## [TASK TO COMPLETE]
Each entry below should be written out exactly as it is, with no pictures.

## [PROVIDED DATA]
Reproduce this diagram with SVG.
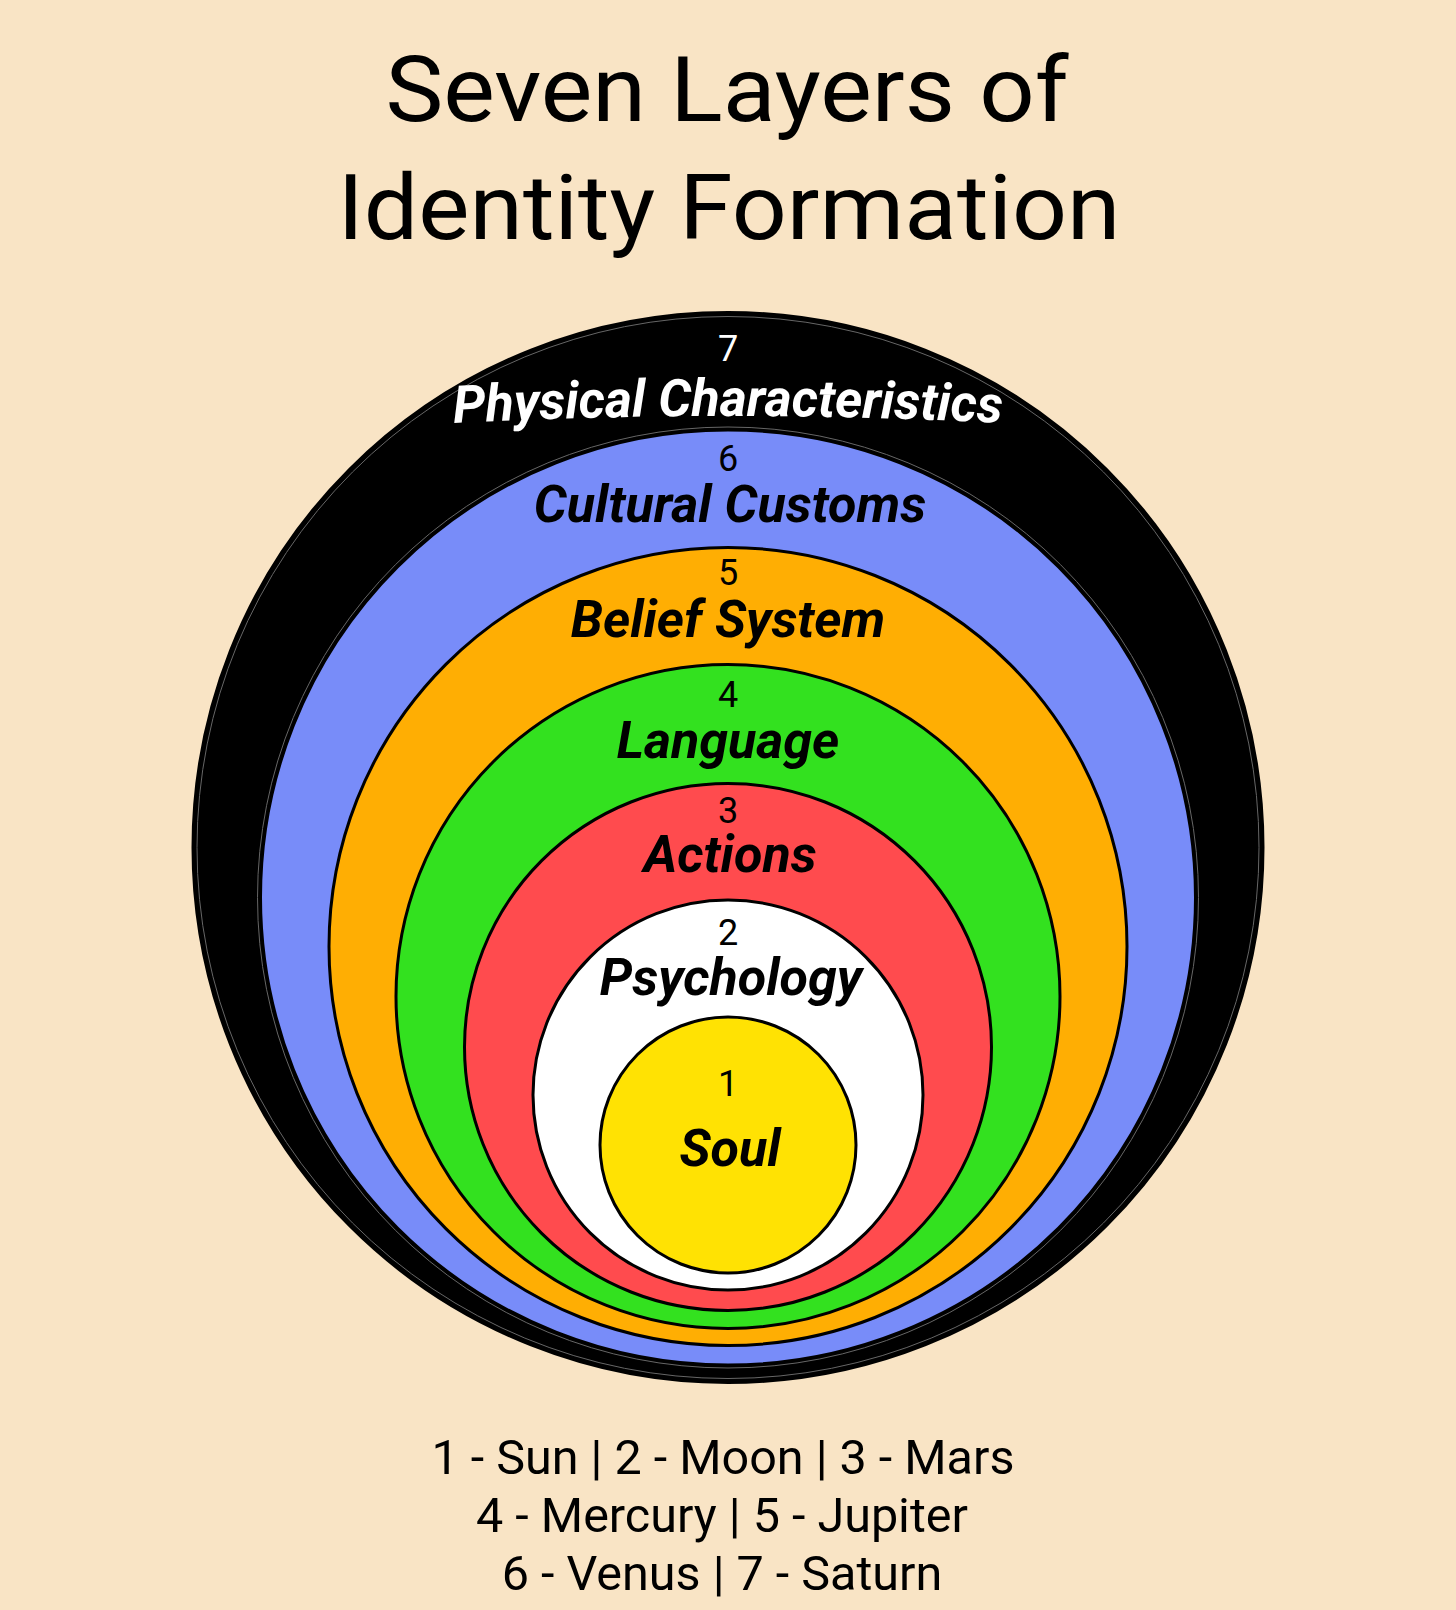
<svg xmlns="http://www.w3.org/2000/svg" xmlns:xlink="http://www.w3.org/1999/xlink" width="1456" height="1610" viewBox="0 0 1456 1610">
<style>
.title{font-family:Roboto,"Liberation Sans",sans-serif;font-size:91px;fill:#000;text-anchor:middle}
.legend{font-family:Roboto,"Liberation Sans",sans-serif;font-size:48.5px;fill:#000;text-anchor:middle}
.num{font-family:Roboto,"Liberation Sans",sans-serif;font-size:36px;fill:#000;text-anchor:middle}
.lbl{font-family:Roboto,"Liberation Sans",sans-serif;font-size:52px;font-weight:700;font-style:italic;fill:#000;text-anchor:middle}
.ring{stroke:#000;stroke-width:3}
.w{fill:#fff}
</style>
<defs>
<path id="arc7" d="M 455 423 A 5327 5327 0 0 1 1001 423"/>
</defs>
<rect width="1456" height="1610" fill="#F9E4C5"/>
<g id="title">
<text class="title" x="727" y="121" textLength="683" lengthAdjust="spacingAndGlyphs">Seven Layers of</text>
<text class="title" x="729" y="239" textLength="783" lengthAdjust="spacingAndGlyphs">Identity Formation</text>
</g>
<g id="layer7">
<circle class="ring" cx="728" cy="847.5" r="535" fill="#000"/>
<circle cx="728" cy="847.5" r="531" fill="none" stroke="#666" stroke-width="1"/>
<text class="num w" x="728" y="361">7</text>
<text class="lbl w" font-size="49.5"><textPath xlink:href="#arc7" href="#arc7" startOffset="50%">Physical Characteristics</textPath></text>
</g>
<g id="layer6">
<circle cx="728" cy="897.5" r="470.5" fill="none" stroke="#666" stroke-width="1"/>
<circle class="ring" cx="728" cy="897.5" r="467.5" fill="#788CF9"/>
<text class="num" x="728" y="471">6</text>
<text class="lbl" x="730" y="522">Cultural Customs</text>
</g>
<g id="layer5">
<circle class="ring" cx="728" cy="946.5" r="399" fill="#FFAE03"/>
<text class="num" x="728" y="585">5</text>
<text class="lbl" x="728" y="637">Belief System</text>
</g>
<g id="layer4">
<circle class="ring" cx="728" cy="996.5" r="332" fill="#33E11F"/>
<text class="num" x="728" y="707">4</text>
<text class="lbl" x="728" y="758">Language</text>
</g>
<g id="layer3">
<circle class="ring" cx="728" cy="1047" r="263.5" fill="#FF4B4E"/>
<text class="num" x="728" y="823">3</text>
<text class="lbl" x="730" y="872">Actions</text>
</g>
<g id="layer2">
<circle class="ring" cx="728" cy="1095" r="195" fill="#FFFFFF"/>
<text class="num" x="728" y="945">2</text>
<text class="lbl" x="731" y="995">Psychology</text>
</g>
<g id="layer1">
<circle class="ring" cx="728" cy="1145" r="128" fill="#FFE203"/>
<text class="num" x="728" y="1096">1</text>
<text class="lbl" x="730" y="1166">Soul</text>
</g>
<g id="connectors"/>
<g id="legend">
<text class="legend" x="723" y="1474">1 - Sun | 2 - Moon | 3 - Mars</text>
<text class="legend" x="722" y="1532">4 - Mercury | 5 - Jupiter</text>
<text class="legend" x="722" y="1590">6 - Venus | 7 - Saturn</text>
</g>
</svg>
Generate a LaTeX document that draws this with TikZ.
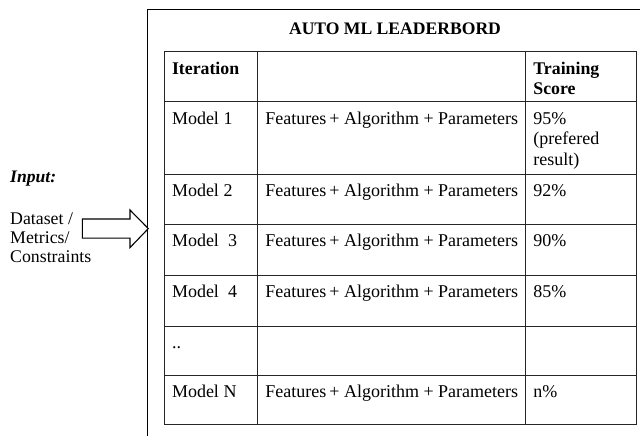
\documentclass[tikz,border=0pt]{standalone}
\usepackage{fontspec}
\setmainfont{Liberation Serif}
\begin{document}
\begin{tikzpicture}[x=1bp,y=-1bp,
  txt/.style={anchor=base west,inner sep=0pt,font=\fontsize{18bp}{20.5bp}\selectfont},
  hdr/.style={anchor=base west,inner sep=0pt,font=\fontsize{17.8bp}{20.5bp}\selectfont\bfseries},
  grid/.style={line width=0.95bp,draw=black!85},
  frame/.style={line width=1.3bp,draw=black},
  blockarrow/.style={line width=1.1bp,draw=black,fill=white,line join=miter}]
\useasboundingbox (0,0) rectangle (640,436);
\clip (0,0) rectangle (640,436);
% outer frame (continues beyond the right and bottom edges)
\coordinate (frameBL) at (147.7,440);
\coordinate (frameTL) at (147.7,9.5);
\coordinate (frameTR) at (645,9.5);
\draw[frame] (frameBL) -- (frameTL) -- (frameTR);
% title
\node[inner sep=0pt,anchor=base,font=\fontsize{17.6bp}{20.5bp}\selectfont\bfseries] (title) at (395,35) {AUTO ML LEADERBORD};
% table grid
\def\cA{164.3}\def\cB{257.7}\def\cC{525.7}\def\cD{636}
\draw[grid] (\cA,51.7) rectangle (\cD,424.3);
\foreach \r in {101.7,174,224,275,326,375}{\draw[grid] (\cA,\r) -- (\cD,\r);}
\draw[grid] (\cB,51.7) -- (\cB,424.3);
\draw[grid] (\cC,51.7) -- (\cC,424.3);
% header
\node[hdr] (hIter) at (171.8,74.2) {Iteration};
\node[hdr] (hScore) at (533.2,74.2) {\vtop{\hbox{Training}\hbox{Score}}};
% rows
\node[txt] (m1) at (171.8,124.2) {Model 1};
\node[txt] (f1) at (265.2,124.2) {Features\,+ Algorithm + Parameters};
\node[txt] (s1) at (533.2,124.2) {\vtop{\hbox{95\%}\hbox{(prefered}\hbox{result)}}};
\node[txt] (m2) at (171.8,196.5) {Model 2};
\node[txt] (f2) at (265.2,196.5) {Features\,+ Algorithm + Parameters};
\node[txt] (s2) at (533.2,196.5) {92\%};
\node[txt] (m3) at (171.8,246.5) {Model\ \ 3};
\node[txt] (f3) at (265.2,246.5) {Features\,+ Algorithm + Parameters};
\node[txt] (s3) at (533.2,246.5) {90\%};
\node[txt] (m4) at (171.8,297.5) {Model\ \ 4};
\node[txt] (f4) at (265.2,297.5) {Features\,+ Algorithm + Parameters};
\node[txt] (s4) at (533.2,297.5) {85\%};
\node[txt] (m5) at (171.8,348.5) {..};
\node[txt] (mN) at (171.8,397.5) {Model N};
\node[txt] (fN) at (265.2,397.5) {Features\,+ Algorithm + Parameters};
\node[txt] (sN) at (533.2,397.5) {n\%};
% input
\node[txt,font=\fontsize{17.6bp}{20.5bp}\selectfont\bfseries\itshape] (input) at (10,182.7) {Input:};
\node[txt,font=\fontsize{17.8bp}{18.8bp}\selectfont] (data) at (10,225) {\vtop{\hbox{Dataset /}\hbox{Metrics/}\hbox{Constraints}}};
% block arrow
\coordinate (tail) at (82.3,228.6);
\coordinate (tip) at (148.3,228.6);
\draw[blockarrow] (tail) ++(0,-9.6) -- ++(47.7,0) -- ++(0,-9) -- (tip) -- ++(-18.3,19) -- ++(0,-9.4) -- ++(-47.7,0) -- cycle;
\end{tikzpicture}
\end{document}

## [TASK SOLUTION]
Reproduce this diagram with SVG.
<svg xmlns="http://www.w3.org/2000/svg" xmlns:xlink="http://www.w3.org/1999/xlink" width="1456" height="1610" viewBox="0 0 1456 1610">
<style>
.title{font-family:Roboto,"Liberation Sans",sans-serif;font-size:91px;fill:#000;text-anchor:middle}
.legend{font-family:Roboto,"Liberation Sans",sans-serif;font-size:48.5px;fill:#000;text-anchor:middle}
.num{font-family:Roboto,"Liberation Sans",sans-serif;font-size:36px;fill:#000;text-anchor:middle}
.lbl{font-family:Roboto,"Liberation Sans",sans-serif;font-size:52px;font-weight:700;font-style:italic;fill:#000;text-anchor:middle}
.ring{stroke:#000;stroke-width:3}
.w{fill:#fff}
</style>
<defs>
<path id="arc7" d="M 455 423 A 5327 5327 0 0 1 1001 423"/>
</defs>
<rect width="1456" height="1610" fill="#F9E4C5"/>
<g id="title">
<text class="title" x="727" y="121" textLength="683" lengthAdjust="spacingAndGlyphs">Seven Layers of</text>
<text class="title" x="729" y="239" textLength="783" lengthAdjust="spacingAndGlyphs">Identity Formation</text>
</g>
<g id="layer7">
<circle class="ring" cx="728" cy="847.5" r="535" fill="#000"/>
<circle cx="728" cy="847.5" r="531" fill="none" stroke="#666" stroke-width="1"/>
<text class="num w" x="728" y="361">7</text>
<text class="lbl w" font-size="49.5"><textPath xlink:href="#arc7" href="#arc7" startOffset="50%">Physical Characteristics</textPath></text>
</g>
<g id="layer6">
<circle cx="728" cy="897.5" r="470.5" fill="none" stroke="#666" stroke-width="1"/>
<circle class="ring" cx="728" cy="897.5" r="467.5" fill="#788CF9"/>
<text class="num" x="728" y="471">6</text>
<text class="lbl" x="730" y="522">Cultural Customs</text>
</g>
<g id="layer5">
<circle class="ring" cx="728" cy="946.5" r="399" fill="#FFAE03"/>
<text class="num" x="728" y="585">5</text>
<text class="lbl" x="728" y="637">Belief System</text>
</g>
<g id="layer4">
<circle class="ring" cx="728" cy="996.5" r="332" fill="#33E11F"/>
<text class="num" x="728" y="707">4</text>
<text class="lbl" x="728" y="758">Language</text>
</g>
<g id="layer3">
<circle class="ring" cx="728" cy="1047" r="263.5" fill="#FF4B4E"/>
<text class="num" x="728" y="823">3</text>
<text class="lbl" x="730" y="872">Actions</text>
</g>
<g id="layer2">
<circle class="ring" cx="728" cy="1095" r="195" fill="#FFFFFF"/>
<text class="num" x="728" y="945">2</text>
<text class="lbl" x="731" y="995">Psychology</text>
</g>
<g id="layer1">
<circle class="ring" cx="728" cy="1145" r="128" fill="#FFE203"/>
<text class="num" x="728" y="1096">1</text>
<text class="lbl" x="730" y="1166">Soul</text>
</g>
<g id="connectors"/>
<g id="legend">
<text class="legend" x="723" y="1474">1 - Sun | 2 - Moon | 3 - Mars</text>
<text class="legend" x="722" y="1532">4 - Mercury | 5 - Jupiter</text>
<text class="legend" x="722" y="1590">6 - Venus | 7 - Saturn</text>
</g>
</svg>
Generate a LaTeX document that draws this with TikZ.
\documentclass[tikz,border=0pt]{standalone}
\usepackage{fontspec}
\setmainfont{Liberation Serif}
\begin{document}
\begin{tikzpicture}[x=1bp,y=-1bp,
  txt/.style={anchor=base west,inner sep=0pt,font=\fontsize{18bp}{20.5bp}\selectfont},
  hdr/.style={anchor=base west,inner sep=0pt,font=\fontsize{17.8bp}{20.5bp}\selectfont\bfseries},
  grid/.style={line width=0.95bp,draw=black!85},
  frame/.style={line width=1.3bp,draw=black},
  blockarrow/.style={line width=1.1bp,draw=black,fill=white,line join=miter}]
\useasboundingbox (0,0) rectangle (640,436);
\clip (0,0) rectangle (640,436);
% outer frame (continues beyond the right and bottom edges)
\coordinate (frameBL) at (147.7,440);
\coordinate (frameTL) at (147.7,9.5);
\coordinate (frameTR) at (645,9.5);
\draw[frame] (frameBL) -- (frameTL) -- (frameTR);
% title
\node[inner sep=0pt,anchor=base,font=\fontsize{17.6bp}{20.5bp}\selectfont\bfseries] (title) at (395,35) {AUTO ML LEADERBORD};
% table grid
\def\cA{164.3}\def\cB{257.7}\def\cC{525.7}\def\cD{636}
\draw[grid] (\cA,51.7) rectangle (\cD,424.3);
\foreach \r in {101.7,174,224,275,326,375}{\draw[grid] (\cA,\r) -- (\cD,\r);}
\draw[grid] (\cB,51.7) -- (\cB,424.3);
\draw[grid] (\cC,51.7) -- (\cC,424.3);
% header
\node[hdr] (hIter) at (171.8,74.2) {Iteration};
\node[hdr] (hScore) at (533.2,74.2) {\vtop{\hbox{Training}\hbox{Score}}};
% rows
\node[txt] (m1) at (171.8,124.2) {Model 1};
\node[txt] (f1) at (265.2,124.2) {Features\,+ Algorithm + Parameters};
\node[txt] (s1) at (533.2,124.2) {\vtop{\hbox{95\%}\hbox{(prefered}\hbox{result)}}};
\node[txt] (m2) at (171.8,196.5) {Model 2};
\node[txt] (f2) at (265.2,196.5) {Features\,+ Algorithm + Parameters};
\node[txt] (s2) at (533.2,196.5) {92\%};
\node[txt] (m3) at (171.8,246.5) {Model\ \ 3};
\node[txt] (f3) at (265.2,246.5) {Features\,+ Algorithm + Parameters};
\node[txt] (s3) at (533.2,246.5) {90\%};
\node[txt] (m4) at (171.8,297.5) {Model\ \ 4};
\node[txt] (f4) at (265.2,297.5) {Features\,+ Algorithm + Parameters};
\node[txt] (s4) at (533.2,297.5) {85\%};
\node[txt] (m5) at (171.8,348.5) {..};
\node[txt] (mN) at (171.8,397.5) {Model N};
\node[txt] (fN) at (265.2,397.5) {Features\,+ Algorithm + Parameters};
\node[txt] (sN) at (533.2,397.5) {n\%};
% input
\node[txt,font=\fontsize{17.6bp}{20.5bp}\selectfont\bfseries\itshape] (input) at (10,182.7) {Input:};
\node[txt,font=\fontsize{17.8bp}{18.8bp}\selectfont] (data) at (10,225) {\vtop{\hbox{Dataset /}\hbox{Metrics/}\hbox{Constraints}}};
% block arrow
\coordinate (tail) at (82.3,228.6);
\coordinate (tip) at (148.3,228.6);
\draw[blockarrow] (tail) ++(0,-9.6) -- ++(47.7,0) -- ++(0,-9) -- (tip) -- ++(-18.3,19) -- ++(0,-9.4) -- ++(-47.7,0) -- cycle;
\end{tikzpicture}
\end{document}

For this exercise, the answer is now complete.